Libia. Allarme kamikaze aerei su Italia e Egitto: “Sono carcasse”

Pubblicato il 1 Agosto 2014 - 13:04 OLTRE 6 MESI FA
Libia. allarme kamikaze aerei su Italia e Egitto: “Sono carcasse”

Libia, guerra continua. Tutti scappano, gli italiani presidiano

ROMA – La Libia è letteralmente in fiamme, ma l’Italia resta a presidio degli interessi nazionali: alla invasione dei clandestini si aggiunge un nuovo rischio: quello dei voli kamikaze.
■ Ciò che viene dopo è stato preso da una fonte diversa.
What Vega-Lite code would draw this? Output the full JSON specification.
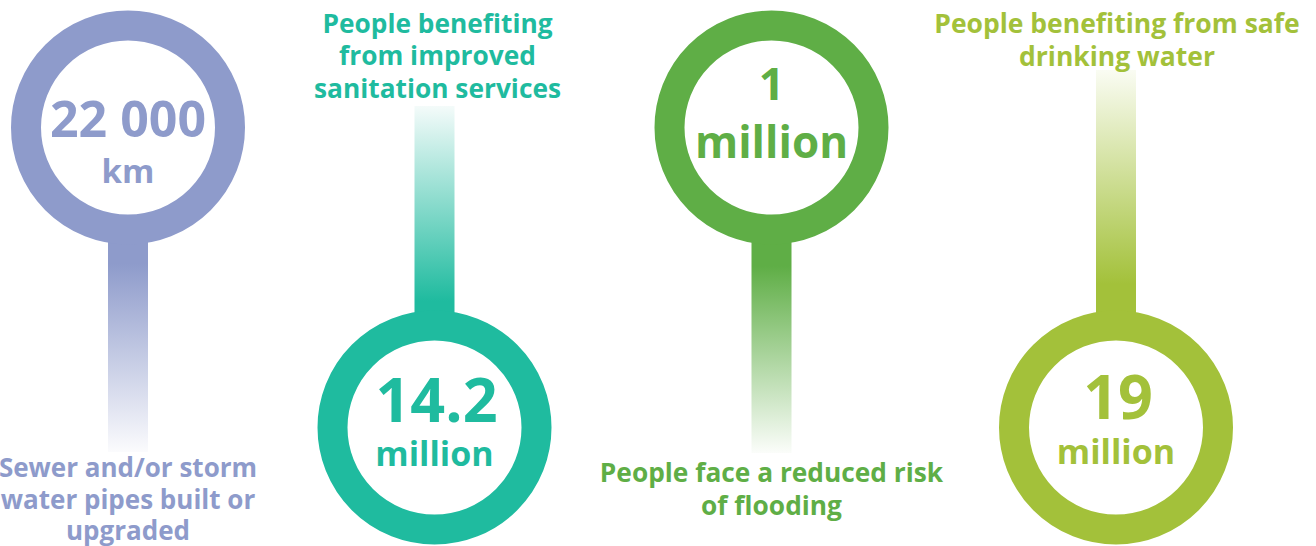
{
  "$schema": "https://vega.github.io/schema/vega-lite/v6.json",
  "width": 1316,
  "height": 546,
  "padding": 0,
  "autosize": {"type": "none"},
  "background": "white",
  "config": {"view": {"stroke": null}},
  "data": {
    "values": [
      {"item": "pipes", "col": 0, "row": 0, "value": "22 000", "unit": "km", "caption": ["Sewer and/or storm", "water pipes built or", "upgraded"]},
      {"item": "sanitation", "col": 1, "row": 1, "value": "14.2", "unit": "million", "caption": ["People benefiting", "from improved", "sanitation services"]},
      {"item": "flooding", "col": 2, "row": 0, "value": "1", "unit": "million", "caption": ["People face a reduced risk", "of flooding"]},
      {"item": "water", "col": 3, "row": 1, "value": "19", "unit": "million", "caption": ["People benefiting from safe", "drinking water"]}
    ]
  },
  "encoding": {
    "x": {"field": "col", "type": "quantitative", "axis": null, "scale": {"domain": [0, 1, 2, 3], "range": [128, 434.5, 771.5, 1116], "nice": false, "zero": false}},
    "y": {"field": "row", "type": "quantitative", "axis": null, "scale": {"domain": [0, 1], "range": [127.5, 427.5], "nice": false, "zero": false}}
  },
  "layer": [
    {
      "transform": [{"filter": "datum.item === 'pipes'"}],
      "layer": [
        {"mark": {"type": "rect", "width": 40, "yOffset": 100.5, "y2Offset": 324.5, "fill": {"gradient": "linear", "x1": 0, "y1": 0, "x2": 0, "y2": 1, "stops": [{"offset": 0, "color": "#8E9BCB"}, {"offset": 0.16, "color": "#8E9BCB"}, {"offset": 1, "color": "#fbfbfd"}]}}, "encoding": {"y2": {"field": "row"}}},
        {"mark": {"type": "point", "shape": "circle", "size": 41616, "strokeWidth": 30, "fill": "white", "stroke": "#8E9BCB", "opacity": 1, "filled": true}},
        {"mark": {"type": "text", "font": "Open Sans", "fontWeight": "bold", "fontSize": 50, "dy": 9.5, "baseline": "alphabetic", "align": "center", "color": "#8E9BCB"}, "encoding": {"text": {"field": "value"}}},
        {"mark": {"type": "text", "font": "Open Sans", "fontWeight": "bold", "fontSize": 33, "dy": 55.5, "baseline": "alphabetic", "align": "center", "color": "#8E9BCB"}, "encoding": {"text": {"field": "unit"}}},
        {"mark": {"type": "text", "font": "Open Sans", "fontWeight": "bold", "fontSize": 26, "lineHeight": 31.5, "dy": 349.5, "baseline": "alphabetic", "align": "center", "color": "#8E9BCB"}, "encoding": {"text": {"field": "caption"}}}
      ]
    },
    {
      "transform": [{"filter": "datum.item === 'sanitation'"}],
      "layer": [
        {"mark": {"type": "rect", "width": 40, "yOffset": -321.5, "y2Offset": -102.5, "fill": {"gradient": "linear", "x1": 0, "y1": 0, "x2": 0, "y2": 1, "stops": [{"offset": 0, "color": "#f4fbfa"}, {"offset": 0.89, "color": "#1FBB9F"}, {"offset": 1, "color": "#1FBB9F"}]}}, "encoding": {"y2": {"field": "row"}}},
        {"mark": {"type": "point", "shape": "circle", "size": 41616, "strokeWidth": 30, "fill": "white", "stroke": "#1FBB9F", "opacity": 1, "filled": true}},
        {"mark": {"type": "text", "font": "Open Sans", "fontWeight": "bold", "fontSize": 61, "dy": -5.5, "dx": 2, "baseline": "alphabetic", "align": "center", "color": "#1FBB9F"}, "encoding": {"text": {"field": "value"}}},
        {"mark": {"type": "text", "font": "Open Sans", "fontWeight": "bold", "fontSize": 34, "dy": 38.5, "baseline": "alphabetic", "align": "center", "color": "#1FBB9F"}, "encoding": {"text": {"field": "unit"}}},
        {"mark": {"type": "text", "font": "Open Sans", "fontWeight": "bold", "fontSize": 26.3, "lineHeight": 32.5, "dy": -395, "dx": 3, "baseline": "alphabetic", "align": "center", "color": "#1FBB9F"}, "encoding": {"text": {"field": "caption"}}}
      ]
    },
    {
      "transform": [{"filter": "datum.item === 'flooding'"}],
      "layer": [
        {"mark": {"type": "rect", "width": 40, "yOffset": 100.5, "y2Offset": 325.5, "fill": {"gradient": "linear", "x1": 0, "y1": 0, "x2": 0, "y2": 1, "stops": [{"offset": 0, "color": "#5FAE46"}, {"offset": 0.17, "color": "#5FAE46"}, {"offset": 1, "color": "#fbfdfa"}]}}, "encoding": {"y2": {"field": "row"}}},
        {"mark": {"type": "point", "shape": "circle", "size": 41616, "strokeWidth": 30, "fill": "white", "stroke": "#5FAE46", "opacity": 1, "filled": true}},
        {"mark": {"type": "text", "font": "Open Sans", "fontWeight": "bold", "fontSize": 45, "dy": -27.5, "baseline": "alphabetic", "align": "center", "color": "#5FAE46"}, "encoding": {"text": {"field": "value"}}},
        {"mark": {"type": "text", "font": "Open Sans", "fontWeight": "bold", "fontSize": 44, "dy": 30.5, "baseline": "alphabetic", "align": "center", "color": "#5FAE46"}, "encoding": {"text": {"field": "unit"}}},
        {"mark": {"type": "text", "font": "Open Sans", "fontWeight": "bold", "fontSize": 26.3, "lineHeight": 32.5, "dy": 354.5, "baseline": "alphabetic", "align": "center", "color": "#5FAE46"}, "encoding": {"text": {"field": "caption"}}}
      ]
    },
    {
      "transform": [{"filter": "datum.item === 'water'"}],
      "layer": [
        {"mark": {"type": "rect", "width": 40, "yOffset": -357.5, "y2Offset": -102.5, "fill": {"gradient": "linear", "x1": 0, "y1": 0, "x2": 0, "y2": 1, "stops": [{"offset": 0, "color": "#fafcf3"}, {"offset": 0.84, "color": "#A3C13A"}, {"offset": 1, "color": "#A3C13A"}]}}, "encoding": {"y2": {"field": "row"}}},
        {"mark": {"type": "point", "shape": "circle", "size": 41616, "strokeWidth": 30, "fill": "white", "stroke": "#A3C13A", "opacity": 1, "filled": true}},
        {"mark": {"type": "text", "font": "Open Sans", "fontWeight": "bold", "fontSize": 61, "dy": -8.5, "dx": 2, "baseline": "alphabetic", "align": "center", "color": "#A3C13A"}, "encoding": {"text": {"field": "value"}}},
        {"mark": {"type": "text", "font": "Open Sans", "fontWeight": "bold", "fontSize": 34, "dy": 36.5, "baseline": "alphabetic", "align": "center", "color": "#A3C13A"}, "encoding": {"text": {"field": "unit"}}},
        {"mark": {"type": "text", "font": "Open Sans", "fontWeight": "bold", "fontSize": 26.5, "lineHeight": 32.5, "dy": -394.5, "dx": 1, "baseline": "alphabetic", "align": "center", "color": "#A3C13A"}, "encoding": {"text": {"field": "caption"}}}
      ]
    }
  ]
}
Gli italiani per ora minimizzano, danno credito all’informazione che gli aerei caduti in mano alla Jihad siano fuori uso e non ci sia il pericolo di voli mirati sulla Sicilia per fare strage ma gli egiziani, altro potenziale bersaglio del neo proclamato Califfato di Bengasi, sembrano prendere ben sul serio la minaccia.

Scappano gli autori del disastro in Libia, Francia, America e tutti gli altri occidentali, tranne Italia, Malta, Gran Bretagna, Romania e Ungheria, mentre Tripoli brucia. Secondo Carlo Mercuri sul Messaggero

“negli scontri delle ultime due settimane ci sono stati oltre 200 morti e più di 400 feriti. Gli stranieri fuggono, è troppo pericoloso restare. Chiudono le ambasciate, una dopo l’altra. Giovedì hanno lasciato il suolo libico francesi, tedeschi, spagnoli e cinesi. Gli americani sono andati via prima. Si usano tutti i mezzi, per fuggire: navi civili, navi militari, aerei militari. Si fugge anche via terra, dalla frontiera tunisina. Una delegazione della Ue è stata fatta passare in Tunisia. Le sole ambasciate che restano aperte sono quelle di Italia, Malta, Gran Bretagna, Romania e Ungheria”.

I jihadisti annunciano di aver preso Bengasi:

“È emirato islamico”

Continua la battaglia per il controllo dell’aeroporto di Tripoli. I servizi segreti di Marocco, Algeria, Tunisia ed Egitto, riferisce Carlo Mercuri, sono allarmati.

“In particolare quelli del Cairo, che hanno preso sul serio l’ipotesi, ventilata dagli algerini, che i jihadisti possano usare aerei libici per attentati suicidi. L’aeroporto della Capitale egiziana ha portato lo stato di allerta al più alto livello e sono state impartite istruzioni di trattare «con il massimo della forza» qualsiasi aereo che violi le procedure di accesso allo scalo.

Fonti di Intelligence occidentali riferiscono invece che i 10 aerei civili fermi sulla pista dell’aeroporto di Tripoli e caduti in mano alle milizie islamiche non sono in grado di volare perché danneggiati dai bombardamenti. Forse è per questo che l’Italia non ha innalzato i propri sistemi di difesa anti-aerea”.

Perché l’Italia resta in Libia accettando di correre rischi notevolissimi? Lo hanno spiegato il primo ministro Matteo Renzi:

«Restare in Libia significa tentare di avere un ruolo su alcune delle questioni geopolitiche più importanti dei prossimi anni, come pace, sicurezza e immigrazione»;

il viceministro degli Esteri, Lapo Pistelli:

«Non ci si può permettere di avere una seconda Somalia alle porte di casa. Siamo impegnati 24 ore su 24 affinché la Libia abbia un governo. Chi parla con i nuovi interlocutori sul campo se tutti vanno via?»;

Pier Ferdinando Casini, presidente della Commissione esteri del Senato:

«Noi ci siamo e ci vogliamo rimanere. Ma l’Onu deve prendere immediatamente l’iniziativa di una missione internazionale». Il rischio della somalizzazione della Libia resta tuttavia altissimo, nonostante gli sforzi dell’Italia. Il nostro Esercito ha addestrato alcuni reparti di quello libico per supportare meglio, quanto a sicurezza, l’operato del governo di Tripoli».

Il punto, sottolinea Carlo Mercuri, è:

“esiste un governo a Tripoli? Nessuno Stato mostra più alcun interesse ad intervenire militarmente in Libia, a cominciare dagli Usa. L’Italia è rimasta tra i pochi Paesi a credere nella riattivazione di un processo politico che porti alla stabilizzazione del Paese”.